Goal:
Please reproduce exactly the lines between the line holding "Output the Python" and the line holding "-1.0, -0.87, -0.50]", inclusive, leaving out any pictures.

Provided records:

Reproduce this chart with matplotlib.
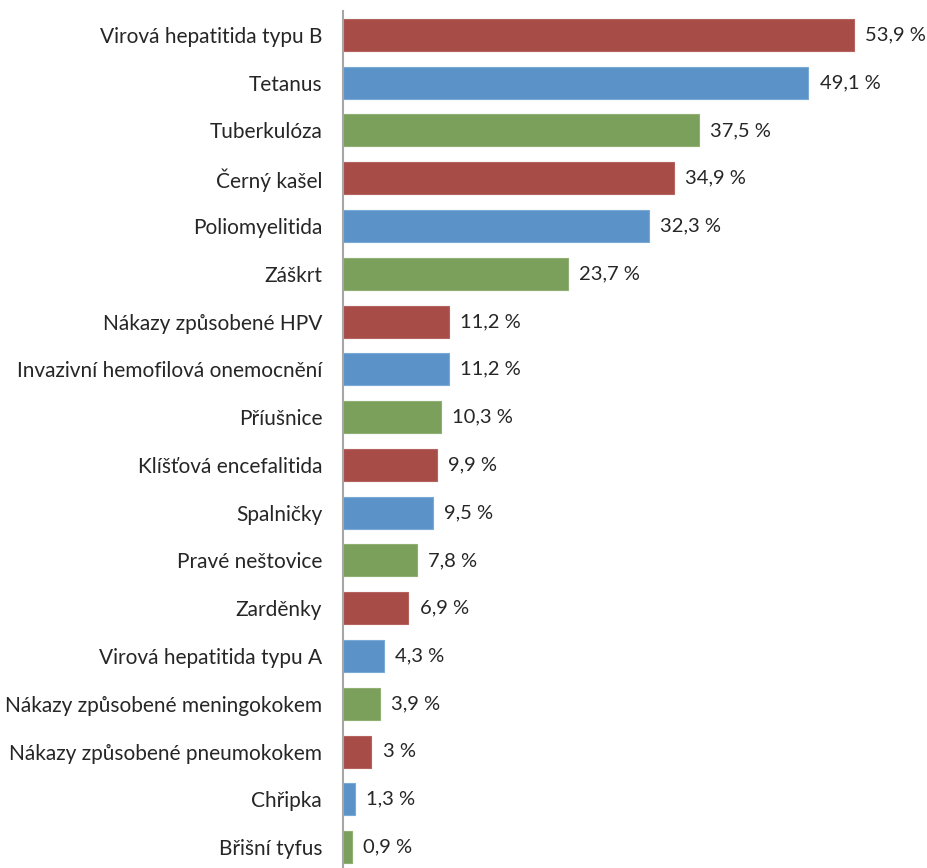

---

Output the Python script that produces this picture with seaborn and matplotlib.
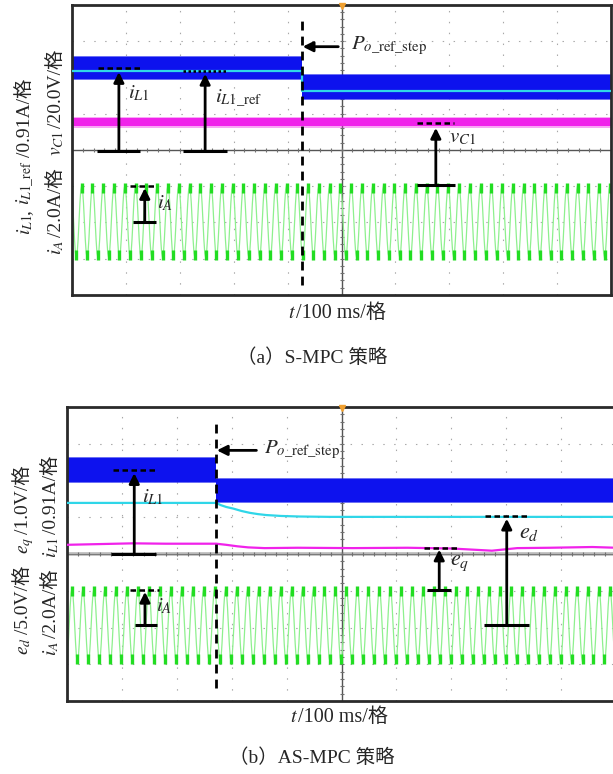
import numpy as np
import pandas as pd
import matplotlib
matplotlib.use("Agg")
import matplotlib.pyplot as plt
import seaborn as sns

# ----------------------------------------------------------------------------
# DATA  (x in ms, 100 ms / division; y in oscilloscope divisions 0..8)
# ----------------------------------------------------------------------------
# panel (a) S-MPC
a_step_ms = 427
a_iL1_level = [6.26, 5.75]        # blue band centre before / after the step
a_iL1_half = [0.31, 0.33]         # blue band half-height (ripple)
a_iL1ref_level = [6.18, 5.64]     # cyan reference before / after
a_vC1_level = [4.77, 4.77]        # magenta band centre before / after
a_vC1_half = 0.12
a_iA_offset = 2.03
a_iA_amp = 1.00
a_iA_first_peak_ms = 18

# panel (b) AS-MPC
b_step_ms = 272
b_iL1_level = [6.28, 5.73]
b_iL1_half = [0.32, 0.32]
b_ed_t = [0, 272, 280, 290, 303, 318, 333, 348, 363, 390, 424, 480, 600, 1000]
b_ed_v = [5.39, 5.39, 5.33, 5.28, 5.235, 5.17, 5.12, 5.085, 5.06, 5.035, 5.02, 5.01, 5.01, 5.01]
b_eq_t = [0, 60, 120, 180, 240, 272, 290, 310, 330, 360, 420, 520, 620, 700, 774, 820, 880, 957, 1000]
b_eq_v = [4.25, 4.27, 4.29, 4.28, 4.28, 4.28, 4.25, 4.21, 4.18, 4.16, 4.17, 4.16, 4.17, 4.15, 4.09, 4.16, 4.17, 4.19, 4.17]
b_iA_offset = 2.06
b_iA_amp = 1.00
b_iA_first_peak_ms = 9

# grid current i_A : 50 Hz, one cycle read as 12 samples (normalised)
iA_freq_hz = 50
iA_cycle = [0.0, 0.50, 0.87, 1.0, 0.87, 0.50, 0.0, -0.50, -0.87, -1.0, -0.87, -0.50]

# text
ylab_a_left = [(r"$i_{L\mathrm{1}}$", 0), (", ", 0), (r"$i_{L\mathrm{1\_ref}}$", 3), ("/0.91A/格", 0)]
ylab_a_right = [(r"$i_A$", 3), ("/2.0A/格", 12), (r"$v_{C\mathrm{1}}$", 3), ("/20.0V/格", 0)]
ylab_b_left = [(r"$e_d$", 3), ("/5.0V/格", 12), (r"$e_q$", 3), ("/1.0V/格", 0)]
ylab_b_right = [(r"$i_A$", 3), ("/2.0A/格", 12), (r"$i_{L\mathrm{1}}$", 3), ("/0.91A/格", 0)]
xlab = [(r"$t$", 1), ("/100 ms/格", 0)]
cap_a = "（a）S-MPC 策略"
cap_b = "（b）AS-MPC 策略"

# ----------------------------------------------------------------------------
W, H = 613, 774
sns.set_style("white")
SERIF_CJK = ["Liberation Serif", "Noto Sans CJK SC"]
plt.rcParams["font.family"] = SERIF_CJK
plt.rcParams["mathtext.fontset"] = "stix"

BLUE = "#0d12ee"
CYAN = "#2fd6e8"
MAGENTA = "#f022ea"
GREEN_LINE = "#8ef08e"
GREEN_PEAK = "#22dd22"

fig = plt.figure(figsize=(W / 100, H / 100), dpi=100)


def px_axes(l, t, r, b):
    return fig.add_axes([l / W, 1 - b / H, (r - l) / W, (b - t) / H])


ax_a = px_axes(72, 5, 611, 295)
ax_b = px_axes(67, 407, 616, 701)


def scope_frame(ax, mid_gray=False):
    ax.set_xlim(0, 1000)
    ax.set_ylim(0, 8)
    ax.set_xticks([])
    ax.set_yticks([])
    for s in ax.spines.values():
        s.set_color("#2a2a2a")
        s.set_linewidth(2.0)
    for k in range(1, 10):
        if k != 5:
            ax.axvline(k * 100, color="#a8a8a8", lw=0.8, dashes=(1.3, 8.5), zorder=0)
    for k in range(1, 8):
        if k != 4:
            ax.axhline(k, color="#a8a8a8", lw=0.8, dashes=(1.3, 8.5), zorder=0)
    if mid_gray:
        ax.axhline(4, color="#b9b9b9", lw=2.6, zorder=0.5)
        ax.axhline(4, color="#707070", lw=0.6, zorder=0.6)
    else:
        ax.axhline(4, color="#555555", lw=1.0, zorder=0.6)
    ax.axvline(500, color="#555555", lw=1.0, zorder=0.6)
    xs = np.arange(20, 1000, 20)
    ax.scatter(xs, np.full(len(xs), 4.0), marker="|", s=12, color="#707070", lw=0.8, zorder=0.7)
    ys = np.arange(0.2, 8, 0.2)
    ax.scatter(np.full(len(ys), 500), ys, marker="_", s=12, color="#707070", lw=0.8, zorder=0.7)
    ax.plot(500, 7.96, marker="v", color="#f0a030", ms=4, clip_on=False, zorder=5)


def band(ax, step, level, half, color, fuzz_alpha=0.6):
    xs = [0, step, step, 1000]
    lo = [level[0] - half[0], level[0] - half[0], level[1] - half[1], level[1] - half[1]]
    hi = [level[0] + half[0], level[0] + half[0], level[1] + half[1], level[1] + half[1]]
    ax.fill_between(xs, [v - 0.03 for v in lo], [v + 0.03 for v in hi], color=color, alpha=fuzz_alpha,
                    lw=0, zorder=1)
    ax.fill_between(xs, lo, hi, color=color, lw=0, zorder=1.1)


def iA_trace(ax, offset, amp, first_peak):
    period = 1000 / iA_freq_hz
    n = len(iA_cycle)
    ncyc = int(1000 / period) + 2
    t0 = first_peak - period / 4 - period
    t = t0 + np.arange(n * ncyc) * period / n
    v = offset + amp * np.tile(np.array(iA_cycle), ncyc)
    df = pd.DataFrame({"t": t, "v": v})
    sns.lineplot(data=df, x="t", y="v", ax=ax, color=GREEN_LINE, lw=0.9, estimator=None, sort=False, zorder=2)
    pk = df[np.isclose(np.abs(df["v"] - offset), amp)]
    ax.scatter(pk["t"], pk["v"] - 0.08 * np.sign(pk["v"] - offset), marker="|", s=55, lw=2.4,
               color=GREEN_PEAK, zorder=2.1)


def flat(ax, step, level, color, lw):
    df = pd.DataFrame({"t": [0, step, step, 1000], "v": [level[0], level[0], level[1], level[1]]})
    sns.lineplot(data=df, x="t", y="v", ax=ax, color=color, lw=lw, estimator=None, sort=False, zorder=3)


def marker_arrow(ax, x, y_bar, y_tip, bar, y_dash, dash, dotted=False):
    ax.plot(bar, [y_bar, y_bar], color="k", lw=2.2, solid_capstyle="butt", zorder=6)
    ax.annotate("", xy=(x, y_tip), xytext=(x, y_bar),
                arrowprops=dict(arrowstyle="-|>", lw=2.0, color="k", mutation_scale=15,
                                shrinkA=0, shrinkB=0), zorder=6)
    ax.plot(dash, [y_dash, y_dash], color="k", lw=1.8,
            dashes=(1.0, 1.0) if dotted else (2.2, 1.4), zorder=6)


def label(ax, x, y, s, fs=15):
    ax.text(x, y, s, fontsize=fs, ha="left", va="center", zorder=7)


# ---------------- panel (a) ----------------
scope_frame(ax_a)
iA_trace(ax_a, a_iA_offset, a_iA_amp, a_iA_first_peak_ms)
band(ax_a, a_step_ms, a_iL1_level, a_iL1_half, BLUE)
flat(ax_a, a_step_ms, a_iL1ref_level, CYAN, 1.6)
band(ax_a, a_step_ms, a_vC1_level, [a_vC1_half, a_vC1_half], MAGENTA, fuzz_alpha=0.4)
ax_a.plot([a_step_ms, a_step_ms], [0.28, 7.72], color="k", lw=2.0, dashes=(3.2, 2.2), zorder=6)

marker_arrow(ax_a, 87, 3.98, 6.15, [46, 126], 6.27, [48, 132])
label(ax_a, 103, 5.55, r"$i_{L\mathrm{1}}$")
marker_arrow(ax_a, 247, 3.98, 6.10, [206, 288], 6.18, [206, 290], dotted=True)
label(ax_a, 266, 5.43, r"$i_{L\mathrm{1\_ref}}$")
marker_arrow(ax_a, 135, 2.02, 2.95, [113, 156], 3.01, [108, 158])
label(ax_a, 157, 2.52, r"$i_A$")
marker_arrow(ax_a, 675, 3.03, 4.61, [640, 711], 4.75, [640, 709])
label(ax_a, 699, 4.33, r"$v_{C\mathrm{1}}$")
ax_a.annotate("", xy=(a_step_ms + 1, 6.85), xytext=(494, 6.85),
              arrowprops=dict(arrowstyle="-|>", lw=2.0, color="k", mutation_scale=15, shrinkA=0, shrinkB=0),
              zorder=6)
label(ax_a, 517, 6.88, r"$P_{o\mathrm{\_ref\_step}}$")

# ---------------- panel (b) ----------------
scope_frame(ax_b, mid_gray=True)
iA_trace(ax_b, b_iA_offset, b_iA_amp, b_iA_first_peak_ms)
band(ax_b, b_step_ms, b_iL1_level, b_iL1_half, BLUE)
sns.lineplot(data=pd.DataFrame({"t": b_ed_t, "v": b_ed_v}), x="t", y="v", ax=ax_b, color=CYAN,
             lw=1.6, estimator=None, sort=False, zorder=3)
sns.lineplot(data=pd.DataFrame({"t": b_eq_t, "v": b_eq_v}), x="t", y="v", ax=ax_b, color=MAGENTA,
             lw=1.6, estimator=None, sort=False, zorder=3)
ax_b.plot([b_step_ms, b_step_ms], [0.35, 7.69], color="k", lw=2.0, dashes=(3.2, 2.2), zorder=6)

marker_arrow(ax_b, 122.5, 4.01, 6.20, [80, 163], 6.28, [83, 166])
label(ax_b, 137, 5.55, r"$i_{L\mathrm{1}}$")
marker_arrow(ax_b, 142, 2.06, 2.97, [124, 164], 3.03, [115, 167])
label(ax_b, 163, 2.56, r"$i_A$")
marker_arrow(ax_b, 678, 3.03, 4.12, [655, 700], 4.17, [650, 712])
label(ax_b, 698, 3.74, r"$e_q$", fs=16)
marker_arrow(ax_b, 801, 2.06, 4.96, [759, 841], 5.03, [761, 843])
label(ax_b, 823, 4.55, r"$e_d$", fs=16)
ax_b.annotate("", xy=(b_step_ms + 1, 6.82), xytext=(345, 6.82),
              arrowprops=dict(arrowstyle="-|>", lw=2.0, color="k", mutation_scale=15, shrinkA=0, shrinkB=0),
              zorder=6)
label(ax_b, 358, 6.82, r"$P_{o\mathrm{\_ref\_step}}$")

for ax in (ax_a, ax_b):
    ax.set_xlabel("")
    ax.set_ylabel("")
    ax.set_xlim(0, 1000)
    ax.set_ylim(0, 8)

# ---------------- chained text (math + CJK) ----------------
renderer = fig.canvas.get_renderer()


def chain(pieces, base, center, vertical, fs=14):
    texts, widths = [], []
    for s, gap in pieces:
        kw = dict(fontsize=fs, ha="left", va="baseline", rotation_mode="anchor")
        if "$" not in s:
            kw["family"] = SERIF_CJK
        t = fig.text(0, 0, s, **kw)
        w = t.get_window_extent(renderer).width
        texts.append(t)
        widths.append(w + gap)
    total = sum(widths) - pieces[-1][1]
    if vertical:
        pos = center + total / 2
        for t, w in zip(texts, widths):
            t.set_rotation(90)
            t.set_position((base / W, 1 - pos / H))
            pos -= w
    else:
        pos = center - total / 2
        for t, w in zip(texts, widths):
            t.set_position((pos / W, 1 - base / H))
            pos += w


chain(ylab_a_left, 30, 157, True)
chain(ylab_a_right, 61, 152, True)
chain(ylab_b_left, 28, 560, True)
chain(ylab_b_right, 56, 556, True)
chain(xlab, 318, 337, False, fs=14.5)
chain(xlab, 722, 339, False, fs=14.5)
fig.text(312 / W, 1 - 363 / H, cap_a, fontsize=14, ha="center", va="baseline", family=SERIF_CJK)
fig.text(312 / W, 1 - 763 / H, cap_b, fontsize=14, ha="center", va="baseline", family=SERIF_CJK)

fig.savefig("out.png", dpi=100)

---

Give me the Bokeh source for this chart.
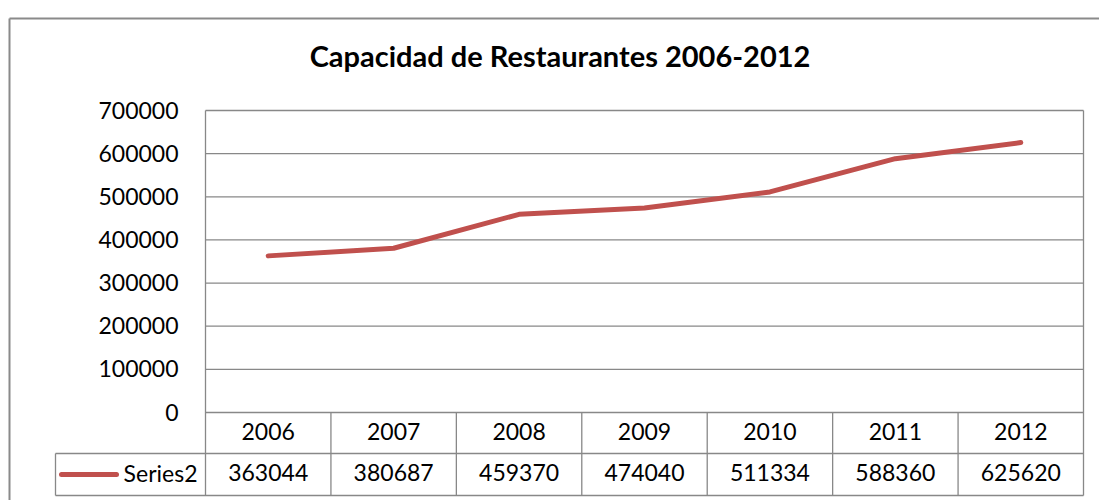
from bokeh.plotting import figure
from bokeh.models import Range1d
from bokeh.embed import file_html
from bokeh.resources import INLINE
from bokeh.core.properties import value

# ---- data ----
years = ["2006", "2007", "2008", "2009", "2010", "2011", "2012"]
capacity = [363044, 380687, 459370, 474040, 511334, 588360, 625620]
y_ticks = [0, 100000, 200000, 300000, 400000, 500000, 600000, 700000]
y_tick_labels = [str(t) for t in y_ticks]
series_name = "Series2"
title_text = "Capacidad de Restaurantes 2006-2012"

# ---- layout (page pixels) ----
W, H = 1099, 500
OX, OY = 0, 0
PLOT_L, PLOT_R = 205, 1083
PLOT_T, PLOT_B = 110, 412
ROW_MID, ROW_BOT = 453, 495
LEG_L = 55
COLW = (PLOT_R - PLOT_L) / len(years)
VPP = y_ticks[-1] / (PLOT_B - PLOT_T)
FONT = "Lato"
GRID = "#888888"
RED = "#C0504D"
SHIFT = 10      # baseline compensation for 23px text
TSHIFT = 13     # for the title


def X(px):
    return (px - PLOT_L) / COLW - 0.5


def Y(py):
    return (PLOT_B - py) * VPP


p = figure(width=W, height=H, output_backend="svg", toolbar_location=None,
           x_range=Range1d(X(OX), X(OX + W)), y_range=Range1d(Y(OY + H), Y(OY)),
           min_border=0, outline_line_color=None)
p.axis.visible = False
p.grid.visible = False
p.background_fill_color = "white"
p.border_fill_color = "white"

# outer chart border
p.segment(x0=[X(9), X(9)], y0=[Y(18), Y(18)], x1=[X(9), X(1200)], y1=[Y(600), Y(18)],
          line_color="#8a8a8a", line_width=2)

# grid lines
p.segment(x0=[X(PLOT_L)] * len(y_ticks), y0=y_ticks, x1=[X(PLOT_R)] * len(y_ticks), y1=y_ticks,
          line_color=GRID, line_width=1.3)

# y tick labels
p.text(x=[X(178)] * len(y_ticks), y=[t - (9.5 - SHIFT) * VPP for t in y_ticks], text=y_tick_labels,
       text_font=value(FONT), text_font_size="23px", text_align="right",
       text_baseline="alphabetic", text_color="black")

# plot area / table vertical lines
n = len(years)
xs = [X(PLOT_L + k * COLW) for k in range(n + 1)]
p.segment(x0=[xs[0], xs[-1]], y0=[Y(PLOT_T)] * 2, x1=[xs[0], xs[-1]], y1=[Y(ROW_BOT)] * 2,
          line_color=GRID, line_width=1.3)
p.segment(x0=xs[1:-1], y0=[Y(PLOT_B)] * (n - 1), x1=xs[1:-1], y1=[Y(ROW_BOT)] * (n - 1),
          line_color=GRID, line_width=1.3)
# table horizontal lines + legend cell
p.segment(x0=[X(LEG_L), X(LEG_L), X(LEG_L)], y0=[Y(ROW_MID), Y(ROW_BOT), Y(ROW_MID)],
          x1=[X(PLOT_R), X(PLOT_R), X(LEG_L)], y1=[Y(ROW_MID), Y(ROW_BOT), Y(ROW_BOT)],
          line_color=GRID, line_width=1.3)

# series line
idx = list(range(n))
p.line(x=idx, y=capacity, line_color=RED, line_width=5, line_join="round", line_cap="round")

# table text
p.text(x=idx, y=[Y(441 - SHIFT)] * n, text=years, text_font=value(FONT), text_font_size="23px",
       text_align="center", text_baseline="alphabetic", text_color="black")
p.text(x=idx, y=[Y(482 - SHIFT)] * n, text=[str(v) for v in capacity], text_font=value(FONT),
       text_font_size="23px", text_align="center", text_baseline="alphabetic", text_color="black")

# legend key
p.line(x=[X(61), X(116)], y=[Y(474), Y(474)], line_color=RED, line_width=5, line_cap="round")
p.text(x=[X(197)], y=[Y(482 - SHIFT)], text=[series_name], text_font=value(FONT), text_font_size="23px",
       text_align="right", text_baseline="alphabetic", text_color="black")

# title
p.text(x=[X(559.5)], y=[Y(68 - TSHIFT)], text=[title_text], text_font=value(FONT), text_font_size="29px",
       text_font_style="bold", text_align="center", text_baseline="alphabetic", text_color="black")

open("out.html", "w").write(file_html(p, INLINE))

Answer:
Output the Python script that produces this picture with seaborn and matplotlib.
import numpy as np
import pandas as pd
import matplotlib
matplotlib.use("Agg")
import matplotlib.pyplot as plt
import seaborn as sns

# ----------------------------------------------------------------------------
# DATA  (x in ms, 100 ms / division; y in oscilloscope divisions 0..8)
# ----------------------------------------------------------------------------
# panel (a) S-MPC
a_step_ms = 427
a_iL1_level = [6.26, 5.75]        # blue band centre before / after the step
a_iL1_half = [0.31, 0.33]         # blue band half-height (ripple)
a_iL1ref_level = [6.18, 5.64]     # cyan reference before / after
a_vC1_level = [4.77, 4.77]        # magenta band centre before / after
a_vC1_half = 0.12
a_iA_offset = 2.03
a_iA_amp = 1.00
a_iA_first_peak_ms = 18

# panel (b) AS-MPC
b_step_ms = 272
b_iL1_level = [6.28, 5.73]
b_iL1_half = [0.32, 0.32]
b_ed_t = [0, 272, 280, 290, 303, 318, 333, 348, 363, 390, 424, 480, 600, 1000]
b_ed_v = [5.39, 5.39, 5.33, 5.28, 5.235, 5.17, 5.12, 5.085, 5.06, 5.035, 5.02, 5.01, 5.01, 5.01]
b_eq_t = [0, 60, 120, 180, 240, 272, 290, 310, 330, 360, 420, 520, 620, 700, 774, 820, 880, 957, 1000]
b_eq_v = [4.25, 4.27, 4.29, 4.28, 4.28, 4.28, 4.25, 4.21, 4.18, 4.16, 4.17, 4.16, 4.17, 4.15, 4.09, 4.16, 4.17, 4.19, 4.17]
b_iA_offset = 2.06
b_iA_amp = 1.00
b_iA_first_peak_ms = 9

# grid current i_A : 50 Hz, one cycle read as 12 samples (normalised)
iA_freq_hz = 50
iA_cycle = [0.0, 0.50, 0.87, 1.0, 0.87, 0.50, 0.0, -0.50, -0.87, -1.0, -0.87, -0.50]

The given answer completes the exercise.